Michael Glimcher, CEO of Chicago-based shopping center landlord Starwood Retail Partners and a longtime ICSC member, gave us a bead on how executives are approaching this year’s convention.
How do you plan to spend your time at ICSC’s New York Deal Making?
This show has become really important for Starwood Retail Partners, and I’ve come to value it more every year. It’s always a good social convention and a great time to visit New York. Even though much of the retail focus today is about data and analysis, ours is still a relationship-oriented business, and meetings with people generally last a little longer than they do at ICSC RECon in May. So for me, the New York convention is about getting in front of people and gearing up for January and the new year — which is when I like to send the leasing team out on the road.
Do you anticipate closing any deals?
You’re typically not going to get a deal done in a 45-minute or hourlong meeting, but we can start one, make progress on one, or even finalize one that’s in the works. And for whatever reason, this particular show seems to attract a higher level of officers, and it’s all about leasing, so we really roll up our sleeves.

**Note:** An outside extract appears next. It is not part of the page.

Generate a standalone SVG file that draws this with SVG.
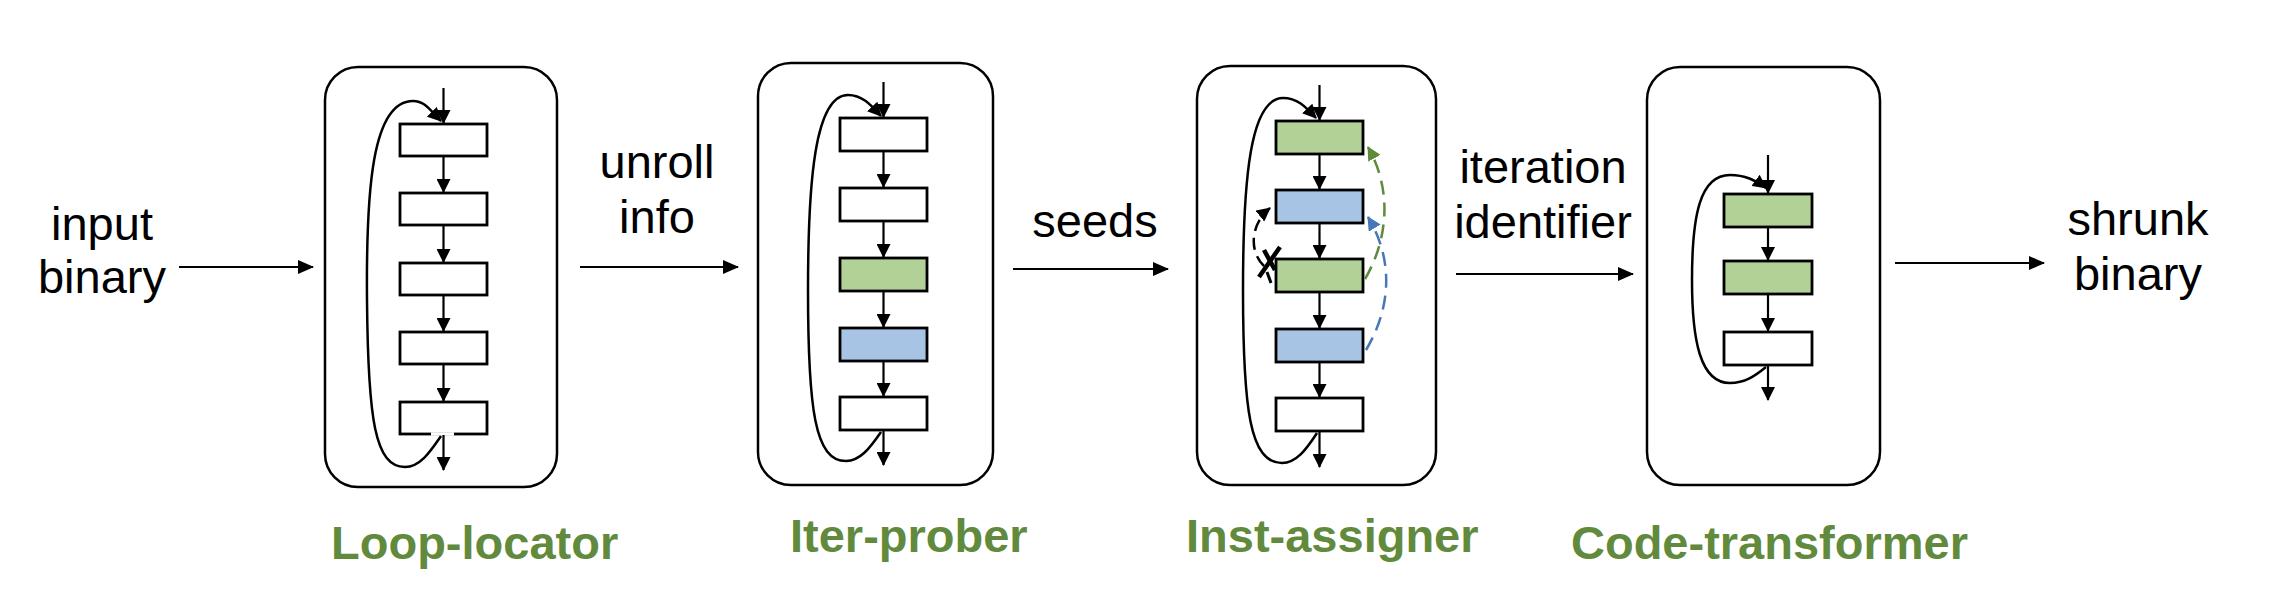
<svg xmlns="http://www.w3.org/2000/svg" width="2296" height="594" viewBox="0 0 2296 594">
<style>
.outer{fill:#fff;stroke:#000;stroke-width:2.5}
.blk{fill:#fff;stroke:#000;stroke-width:2.8}
.g{fill:#b2d196}
.b{fill:#a7c4e4}
.ar{fill:none;stroke:#000;stroke-width:2.2;marker-end:url(#ah)}
.lp{fill:none;stroke:#000;stroke-width:2.5;marker-end:url(#ah)}
.main{fill:none;stroke:#000;stroke-width:2.2;marker-end:url(#mh)}
.t{font-family:"Liberation Sans",Arial,sans-serif;font-size:47px;fill:#000;text-anchor:middle}
.lbl{font-family:"Liberation Sans",Arial,sans-serif;font-size:47px;font-weight:bold;fill:#618a3d}
</style>
<defs>
<marker id="ah" markerUnits="userSpaceOnUse" markerWidth="14" markerHeight="14" refX="13" refY="7" orient="auto"><path d="M0,0 L14,7 L0,14 z" fill="#000"/></marker>
<marker id="mh" markerUnits="userSpaceOnUse" markerWidth="16" markerHeight="14" refX="15" refY="7" orient="auto"><path d="M0,0 L16,7 L0,14 z" fill="#000"/></marker>
<marker id="gh" markerUnits="userSpaceOnUse" markerWidth="14" markerHeight="14" refX="13" refY="7" orient="auto"><path d="M0,0 L14,7 L0,14 z" fill="#5f8a3b"/></marker>
<marker id="bh" markerUnits="userSpaceOnUse" markerWidth="14" markerHeight="14" refX="13" refY="7" orient="auto"><path d="M0,0 L14,7 L0,14 z" fill="#4677b8"/></marker>
</defs>

<g id="loop-locator">
<rect class="outer" x="325" y="67" width="232" height="420" rx="33"/>
<rect class="blk" x="400" y="124" width="87" height="32"/>
<rect class="blk" x="400" y="193" width="87" height="32"/>
<rect class="blk" x="400" y="263" width="87" height="32"/>
<rect class="blk" x="400" y="332" width="87" height="32"/>
<rect class="blk" x="400" y="402" width="87" height="32"/>
<line x1="431" y1="434" x2="454" y2="434" stroke="#fff" stroke-width="3.5"/>
<line class="ar" x1="443.5" y1="88" x2="443.5" y2="123"/>
<line class="ar" x1="443.5" y1="157" x2="443.5" y2="192"/>
<line class="ar" x1="443.5" y1="226" x2="443.5" y2="262"/>
<line class="ar" x1="443.5" y1="296" x2="443.5" y2="331"/>
<line class="ar" x1="443.5" y1="365" x2="443.5" y2="401"/>
<line class="ar" x1="443.5" y1="435" x2="443.5" y2="470"/>
<path class="lp" d="M 441 436 C 430 452, 420 467, 405 467 C 375 467, 368 420, 367 300 C 366 190, 372 101, 413 101 C 425 101, 430 110, 441 121"/>
<text class="lbl" x="331" y="559">Loop-locator</text>
</g>

<g id="iter-prober">
<rect class="outer" x="758" y="63" width="235" height="422" rx="33"/>
<rect class="blk" x="840" y="118" width="87" height="33"/>
<rect class="blk" x="840" y="188" width="87" height="33"/>
<rect class="blk g" x="840" y="258" width="87" height="33"/>
<rect class="blk b" x="840" y="328" width="87" height="33"/>
<rect class="blk" x="840" y="397" width="87" height="33"/>
<line class="ar" x1="883.5" y1="82" x2="883.5" y2="117"/>
<line class="ar" x1="883.5" y1="152" x2="883.5" y2="187"/>
<line class="ar" x1="883.5" y1="222" x2="883.5" y2="257"/>
<line class="ar" x1="883.5" y1="292" x2="883.5" y2="327"/>
<line class="ar" x1="883.5" y1="362" x2="883.5" y2="396"/>
<line class="ar" x1="883.5" y1="431" x2="883.5" y2="465"/>
<path class="lp" d="M 881 432 C 870 448, 860 461, 846 461 C 815 461, 808 410, 808 290 C 808 180, 815 95, 848 95 C 862 95, 870 104, 881 116"/>
<text class="lbl" x="790" y="552">Iter-prober</text>
</g>

<g id="inst-assigner">
<rect class="outer" x="1197" y="66" width="239" height="419" rx="33"/>
<rect class="blk g" x="1276" y="121" width="87" height="33"/>
<rect class="blk b" x="1276" y="190" width="87" height="33"/>
<rect class="blk g" x="1276" y="259" width="87" height="33"/>
<rect class="blk b" x="1276" y="329" width="87" height="33"/>
<rect class="blk" x="1276" y="398" width="87" height="33"/>
<line class="ar" x1="1319.5" y1="85" x2="1319.5" y2="120"/>
<line class="ar" x1="1319.5" y1="155" x2="1319.5" y2="189"/>
<line class="ar" x1="1319.5" y1="224" x2="1319.5" y2="258"/>
<line class="ar" x1="1319.5" y1="293" x2="1319.5" y2="328"/>
<line class="ar" x1="1319.5" y1="363" x2="1319.5" y2="397"/>
<line class="ar" x1="1319.5" y1="432" x2="1319.5" y2="467"/>
<path class="lp" d="M 1317 433 C 1306 450, 1296 463, 1282 463 C 1250 463, 1243 410, 1243 290 C 1243 180, 1250 98, 1283 98 C 1297 98, 1305 106, 1316 118"/>
<path d="M 1365 279 C 1385 245, 1395 195, 1368 147" fill="none" stroke="#5f8a3b" stroke-width="2.5" stroke-dasharray="14 8" marker-end="url(#gh)"/>
<path d="M 1366 350 C 1390 310, 1395 262, 1368 217" fill="none" stroke="#4677b8" stroke-width="2.5" stroke-dasharray="14 8" marker-end="url(#bh)"/>
<path d="M 1264 266 C 1249 252, 1250 224, 1270 208" fill="none" stroke="#000" stroke-width="2.5" stroke-dasharray="12 7" marker-end="url(#ah)"/>
<line x1="1259" y1="277" x2="1280" y2="247" stroke="#000" stroke-width="4.5"/>
<line x1="1264" y1="250" x2="1275" y2="270" stroke="#000" stroke-width="4.5"/>
<line x1="1267" y1="272" x2="1271" y2="283" stroke="#000" stroke-width="3"/>
<text class="lbl" x="1186" y="552">Inst-assigner</text>
</g>

<g id="code-transformer">
<rect class="outer" x="1647" y="67" width="233" height="418" rx="33"/>
<rect class="blk g" x="1724" y="194" width="88" height="33"/>
<rect class="blk g" x="1724" y="261" width="88" height="33"/>
<rect class="blk" x="1724" y="332" width="88" height="33"/>
<line class="ar" x1="1768" y1="155" x2="1768" y2="193"/>
<line class="ar" x1="1768" y1="228" x2="1768" y2="260"/>
<line class="ar" x1="1768" y1="295" x2="1768" y2="331"/>
<line class="ar" x1="1768" y1="366" x2="1768" y2="400"/>
<path class="lp" d="M 1766 367 C 1755 376, 1745 383, 1730 383 C 1700 383, 1692 340, 1692 280 C 1692 215, 1700 175, 1730 175 C 1745 175, 1755 180, 1766 188"/>
<text class="lbl" x="1571" y="559">Code-transformer</text>
</g>

<g id="connectors">
<line class="main" x1="179" y1="267" x2="313" y2="267"/>
<line class="main" x1="580" y1="267" x2="738" y2="267"/>
<line class="main" x1="1013" y1="269" x2="1168" y2="269"/>
<line class="main" x1="1456" y1="274" x2="1633" y2="274"/>
<line class="main" x1="1895" y1="263" x2="2044" y2="263"/>
</g>

<g id="labels">
<text class="t" x="102" y="240">input</text>
<text class="t" x="102" y="293">binary</text>
<text class="t" x="657" y="178">unroll</text>
<text class="t" x="657" y="233">info</text>
<text class="t" x="1095" y="237">seeds</text>
<text class="t" x="1543" y="183">iteration</text>
<text class="t" x="1543" y="238">identifier</text>
<text class="t" x="2138" y="235">shrunk</text>
<text class="t" x="2138" y="290">binary</text>
</g>
</svg>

Getting everyone in the same room at the same time is like a stocked pond: It’s a lot easier to catch fish.
Are there any particular developments or assets you will highlight this year?
Our big focus right now is our Shops at Willow Bend project, in North Dallas, where we are making a new, $130 million investment. We just opened up a huge, chef-driven restaurant park, and there’s a lot of buzz surrounding it. But we’ve also got 30 different assets with activity going on at every one. Frankly, we’re just more active in leasing than we’ve ever been, because the average rate of turnover in this industry is higher than in the past.
Starwood also has a big emphasis on mixed-use, and the New York show will include a lot of developers from the nonretail world — people in the apartment, hotel and office business — because they know they can get in front of a captive group of landlords that own large tracts of ground.
What strategic changes are you making at the show, relative to past years?
In the past, we wanted to be near all of our mall-owning peers, but we moved our booth to the upper level, to take advantage of being in proximity to brokerages and community center and power center companies. The universe of tenants that we’re attracting and are interested in attracting going forward is not just for the mall anymore.